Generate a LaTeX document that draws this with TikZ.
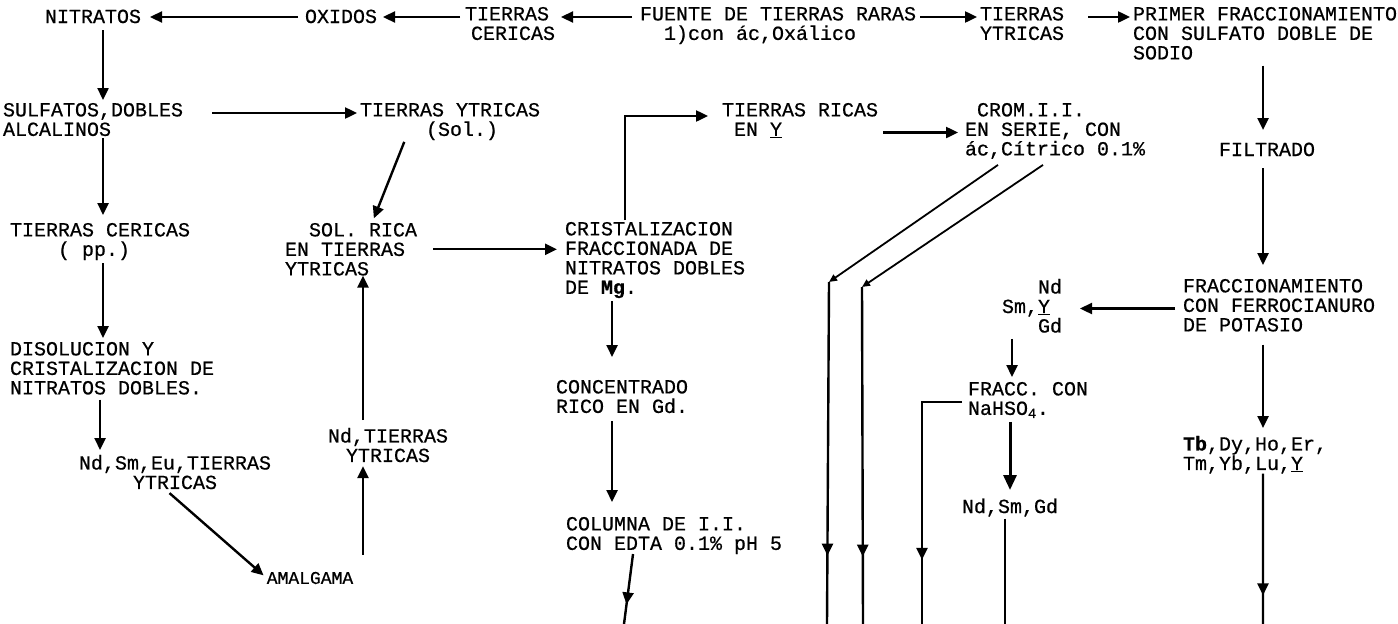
\documentclass[tikz,border=0pt]{standalone}
\usepackage{fontspec}
\newfontfamily\tw{Liberation Mono}[FakeBold=0.6]
\usetikzlibrary{arrows.meta,decorations.markings}
\begin{document}
\begin{tikzpicture}[x=1pt,y=-1pt,
  tx/.style={inner sep=0pt, outer sep=0pt, anchor=north west, align=left,
    font=\tw\fontsize{20}{19.5}\selectfont, execute at begin node={\rule{0pt}{16pt}}},
  txc/.style={tx, anchor=north, align=center},
  ar/.style={line width=2.4pt, -{Triangle[length=12pt,width=11pt]}},
  bigar/.style={line width=3pt, -{Triangle[length=15pt,width=13pt]}},
  ln/.style={line width=2.4pt},
  thinln/.style={line width=1.8pt, -{Triangle[length=8pt,width=7pt]}},
  midar/.style={postaction={decorate}, decoration={markings,
    mark=at position #1 with {\arrow{Triangle[length=12pt,width=11pt]}}}},
]
\fill[white] (0,0) rectangle (1398,624);
\useasboundingbox (0,0) rectangle (1398,624);

% ---- row 1
\node[tx] (nitr) at (45,7) {NITRATOS};
\node[tx] (oxid) at (305,7) {OXIDOS};
\node[tx] (tcer) at (465,7) {TIERRAS\\\hspace*{6pt}CERICAS};
\node[tx] (fuen) at (640,7) {FUENTE DE TIERRAS RARAS\\\hspace*{24pt}1)con ác,Oxálico};
\node[tx] (tytr) at (980,7) {TIERRAS\\YTRICAS};
\node[tx] (prim) at (1133,7) {PRIMER FRACCIONAMIENTO\\CON SULFATO DOBLE DE\\SODIO};

% ---- row 2
\node[tx] (sulf) at (3,103) {SULFATOS,DOBLES\\ALCALINOS};
\node[tx] (tsol) at (360,103) {TIERRAS YTRICAS\\\hspace*{66pt}(Sol.)};
\node[tx] (tric) at (722,103) {TIERRAS RICAS\\\hspace*{12pt}EN \underline{Y}};
\node[tx] (crom) at (965,103) {\hspace*{12pt}CROM.I.I.\\EN SERIE, CON\\ác,Cítrico 0.1\%};
\node[txc] (filt) at (1267,140) {FILTRADO};

% ---- left and middle
\node[tx] (tcpp) at (10,223) {TIERRAS CERICAS\\\hspace*{48pt}( pp.)};
\node[tx] (disol) at (10,342) {DISOLUCION Y\\CRISTALIZACION DE\\NITRATOS DOBLES.};
\node[txc] (ndsm) at (175,455) {Nd,Sm,Eu,TIERRAS\\YTRICAS};
\node[inner sep=0pt, font=\tw\fontsize{18}{18}\selectfont] (amal) at (310,578) {AMALGAMA};
\node[txc] (ndt) at (388,428) {Nd,TIERRAS\\YTRICAS};
\node[tx] (srica) at (285,223) {\hspace*{24pt}SOL. RICA\\EN TIERRAS\\YTRICAS};
\node[tx] (cris) at (565,222) {CRISTALIZACION\\FRACCIONADA DE\\NITRATOS DOBLES\\DE \textbf{Mg}.};
\node[tx] (conc) at (556,380) {CONCENTRADO\\RICO EN Gd.};
\node[tx] (colu) at (566,517) {COLUMNA DE I.I.\\CON EDTA 0.1\% pH 5};

% ---- right
\node[tx] (ferro) at (1183,279) {FRACCIONAMIENTO\\CON FERROCIANURO\\DE POTASIO};
\node[tx] (nsy) at (1002,279) {\hspace*{36pt}Nd\\Sm,\underline{Y}\\\hspace*{36pt}Gd};
\node[tx] (fracc) at (968,382) {FRACC. CON\\NaHSO\textsubscript{4}.};
\node[txc] (nsg) at (1010,497) {Nd,Sm,Gd};
\node[tx] (tb) at (1183,436) {\textbf{Tb},Dy,Ho,Er,\\Tm,Yb,Lu,\underline{Y}};

% free ends
\coordinate (v1) at (829,282);
\coordinate (v2) at (862,287);
\coordinate (b1) at (827,624);
\coordinate (b2) at (863,624);
\coordinate (b3) at (922,624);
\coordinate (b4) at (1005,624);
\coordinate (b5) at (1263,624);
\coordinate (b6) at (624,624);

% ---- connectors row 1
\draw[ar, shorten <=7pt, shorten >=9pt] ([yshift=-10pt]oxid.north west) -- ([yshift=-10pt]nitr.north east);
\draw[ar, shorten <=5pt, shorten >=6pt] ([yshift=-10pt]tcer.north west) -- ([yshift=-10pt]oxid.north east);
\draw[ar, shorten <=8pt, shorten >=6pt] ([yshift=-10pt]fuen.north west) -- ([yshift=-10pt]tcer.north east);
\draw[ar, shorten <=4pt, shorten >=3pt] ([yshift=-10pt]fuen.north east) -- ([yshift=-10pt]tytr.north west);
\draw[ar, shorten <=24pt, shorten >=3pt] ([yshift=-10pt]tytr.north east) -- ([yshift=-10pt]prim.north west);

% ---- left column
\draw[ar, shorten <=7pt, shorten >=3pt] ([xshift=10pt]nitr.south) -- ([xshift=10pt]nitr.south |- sulf.north);
\draw[ar, shorten <=2pt, shorten >=8pt] ([xshift=10pt]sulf.south) -- ([xshift=10pt]sulf.south |- tcpp.north);
\draw[ar, shorten <=3pt, shorten >=4pt] ([xshift=3pt]tcpp.south) -- ([xshift=3pt]tcpp.south |- disol.north);
\draw[ar, shorten <=5pt, shorten >=5pt] ([xshift=-12pt]disol.south) -- ([xshift=-12pt]disol.south |- ndsm.north);
\draw[ar, shorten <=6pt, shorten >=4pt] ([xshift=-10pt]ndsm.south) -- (amal.west);
\draw[ar, shorten >=4pt] ([xshift=-25pt,yshift=17pt]ndt.south |- amal.north) -- ([xshift=-25pt]ndt.south);
\draw[ar, shorten <=8pt, shorten >=0pt] ([xshift=-25pt]ndt.north) -- ([xshift=-25pt]ndt.north |- srica.south);
\draw[ar, shorten <=2pt, shorten >=5pt] ([xshift=-45pt]tsol.south) -- ([xshift=21pt]srica.north);
\draw[ar, shorten <=16pt, shorten >=8pt] (srica.east) -- (srica.east -| cris.west);
\draw[ar, shorten <=29pt, shorten >=3pt] ([yshift=-10pt]sulf.north east) -- ([yshift=-10pt]tsol.north west);

% ---- middle
\draw[ar, shorten <=2pt, shorten >=14pt] ([xshift=-30pt]cris.north) |- ([yshift=-13pt]tric.north west);
\draw[ar, shorten <=5pt, shorten >=7pt] ([yshift=-29.5pt]tric.north east) -- ([yshift=-29.5pt]crom.north west);
\draw[ar, shorten <=3pt, shorten >=23pt] ([xshift=-43pt]cris.south) -- ([xshift=-43pt]cris.south |- conc.north);
\draw[ar, shorten <=8pt, shorten >=15pt] ([xshift=-10pt]conc.south) -- ([xshift=-10pt]conc.south |- colu.north);
\draw[ln, midar=0.72] ([xshift=-41pt]colu.south) -- (b6);

% ---- right
\draw[thinln] ([xshift=33pt,yshift=-6pt]crom.south west) -- (v1);
\draw[ln, midar=0.8] (v1) -- (b1);
\draw[thinln] ([xshift=78pt,yshift=-6pt]crom.south west) -- (v2);
\draw[ln, midar=0.8] (v2) -- (b2);
\draw[ar, shorten <=6pt, shorten >=10pt] ([xshift=-2pt]prim.south) -- ([xshift=-2pt]prim.south |- filt.north);
\draw[ar, shorten <=12pt, shorten >=14pt] ([xshift=-4pt]filt.south) -- ([xshift=-4pt]filt.south |- ferro.north);
\draw[ar, shorten <=8pt, shorten >=18pt] ([yshift=-29.5pt]ferro.north west) -- ([yshift=-29.5pt]nsy.north east);
\draw[ar, shorten <=6pt, shorten >=5pt] ([xshift=-20pt]nsy.south) -- ([xshift=-20pt]nsy.south |- fracc.north);
\draw[ln, midar=0.755] ([xshift=-6pt,yshift=-20pt]fracc.north west) -| (b3);
\draw[bigar, shorten <=4pt, shorten >=7pt] ([xshift=-18pt]fracc.south) -- ([xshift=-18pt]fracc.south |- nsg.north);
\draw[ln, shorten <=2pt] ([xshift=-5pt]nsg.south) -- (b4);
\draw[ar, shorten <=13pt, shorten >=8pt] ([xshift=-16pt]ferro.south) -- ([xshift=-16pt]ferro.south |- tb.north);
\draw[ln, midar=0.81] ([xshift=8pt]tb.south) -- (b5);
\end{tikzpicture}
\end{document}
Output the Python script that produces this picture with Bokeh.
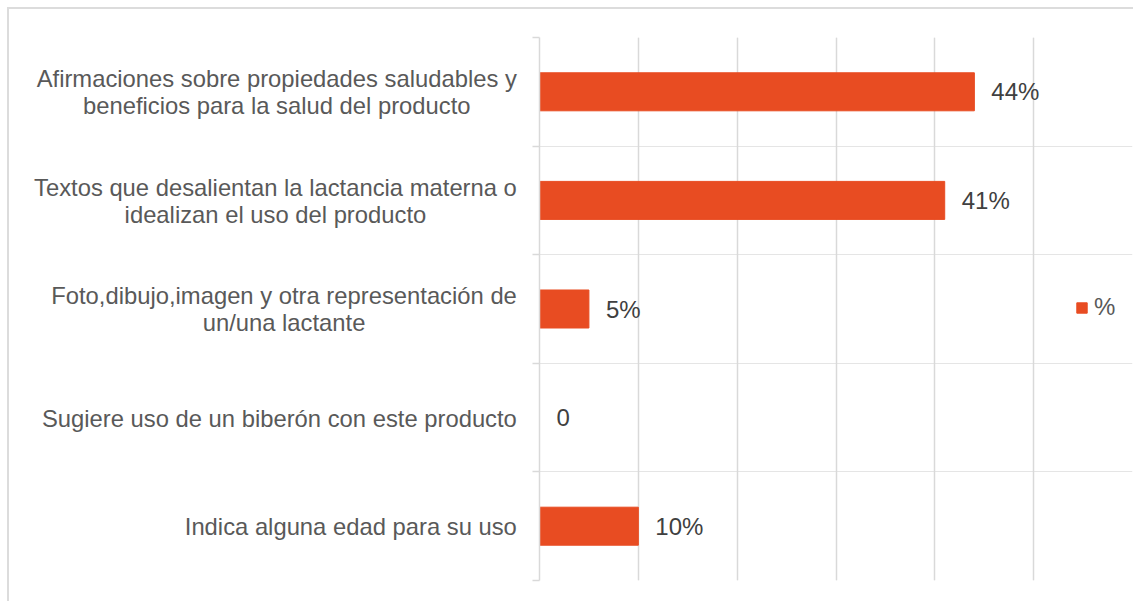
from bokeh.plotting import figure
from bokeh.models import (Range1d, LinearAxis, FixedTicker, Grid, Legend, LegendItem,
                          ColumnDataSource, Div, CustomLabelingPolicy)
from bokeh.layouts import row
from bokeh.core.properties import value
from bokeh.embed import file_html
from bokeh.resources import INLINE

categories = [
    "Afirmaciones sobre propiedades saludables y\nbeneficios para la salud del producto",
    "Textos que desalientan la lactancia materna o\nidealizan el uso del producto",
    "Foto,dibujo,imagen y otra representación de\nun/una lactante",
    "Sugiere uso de un biberón con este producto",
    "Indica alguna edad para su uso",
]
values = [44, 41, 5, 0, 10]
labels = ["44%", "41%", "5%", "0", "10%"]
series_name = "%"

BAR = "#E84C22"
GRID = "#D9D9D9"
TXT = "#595959"
FONT = "Liberation Sans"
FS = "24px"

n = len(categories)
ypos = [n - i - 0.5 for i in range(n)]

TOP, BOTTOM = 28, 21
frame_h = 543
H = TOP + frame_h + BOTTOM

# category labels (centered multi-line blocks, right-aligned next to the axis)
blocks = "".join(
    f'<div style="height:{frame_h / n}px;display:flex;align-items:center;justify-content:flex-end;'
    f'padding-right:11px;box-sizing:border-box">'
    f'<div style="text-align:center;white-space:nowrap;position:relative;left:25px;font-size:23.8px">'
    f'{c.replace(chr(10), "<br>")}</div></div>'
    for c in categories)
div = Div(text=f'<div style="padding-top:{TOP + 1}px;font-family:\'{FONT}\';font-size:{FS};'
               f'color:{TXT};line-height:27px">{blocks}</div>',
          width=519, height=H, styles={"margin": "0", "padding": "0"})

p = figure(width=605, height=H, y_range=Range1d(0, n),
           x_range=Range1d(0, 60), x_axis_location=None, y_axis_location=None,
           output_backend="svg", toolbar_location=None,
           min_border_left=10, min_border_right=1, min_border_top=TOP, min_border_bottom=BOTTOM)
p.outline_line_color = None

tick_axis = LinearAxis(ticker=FixedTicker(ticks=list(range(n + 1))),
                       major_tick_in=0, major_tick_out=7, minor_tick_line_color=None,
                       major_label_text_font_size="1px", major_label_standoff=0,
                       major_label_policy=CustomLabelingPolicy(
                           code="for (const i of indices) { indices.unset(i) }\nreturn indices"),
                       axis_line_color=GRID, major_tick_line_color=GRID, axis_line_width=1.5,
                       major_tick_line_width=1.5)
p.add_layout(tick_axis, "left")

p.add_layout(Grid(dimension=0, ticker=FixedTicker(ticks=[10, 20, 30, 40, 50]),
                  grid_line_color=GRID, grid_line_width=1.5))

src = ColumnDataSource(dict(y=ypos, v=values, lab=labels))
r = p.hbar(y="y", right="v", left=0, height=0.35, source=src, fill_color=BAR, line_color=BAR)
p.text(x="v", y="y", text="lab", source=src, x_offset=17, text_baseline="middle",
       text_font=value(FONT), text_font_size=FS, text_color="#404040")

legend = Legend(items=[LegendItem(label=series_name, renderers=[r])], location=(536, 259),
                border_line_color=None, glyph_width=13, glyph_height=13, label_standoff=6,
                label_text_font=FONT, label_text_font_size=FS, label_text_color=TXT,
                padding=0, margin=0, background_fill_alpha=0)
p.add_layout(legend, "center")

layout = row(div, p, spacing=0)
layout.styles = {"border-left": "2px solid #DCDCDC", "border-top": "2px solid #DCDCDC",
                 "margin": "7px 0 0 7px"}

open("out.html", "w").write(file_html(layout, INLINE))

⁂

Reproduce nothing but the lines from the one with "Output the Python" to the one with "from bokeh.resources import INLINE", both lines included, and keep every picture out of the copy.

SOLUTION BELOW:
Output the Python script that produces this picture with Bokeh.
from bokeh.plotting import figure
from bokeh.models import (Range1d, LinearAxis, FixedTicker, Grid, Legend, LegendItem,
                          ColumnDataSource, Div, CustomLabelingPolicy)
from bokeh.layouts import row
from bokeh.core.properties import value
from bokeh.embed import file_html
from bokeh.resources import INLINE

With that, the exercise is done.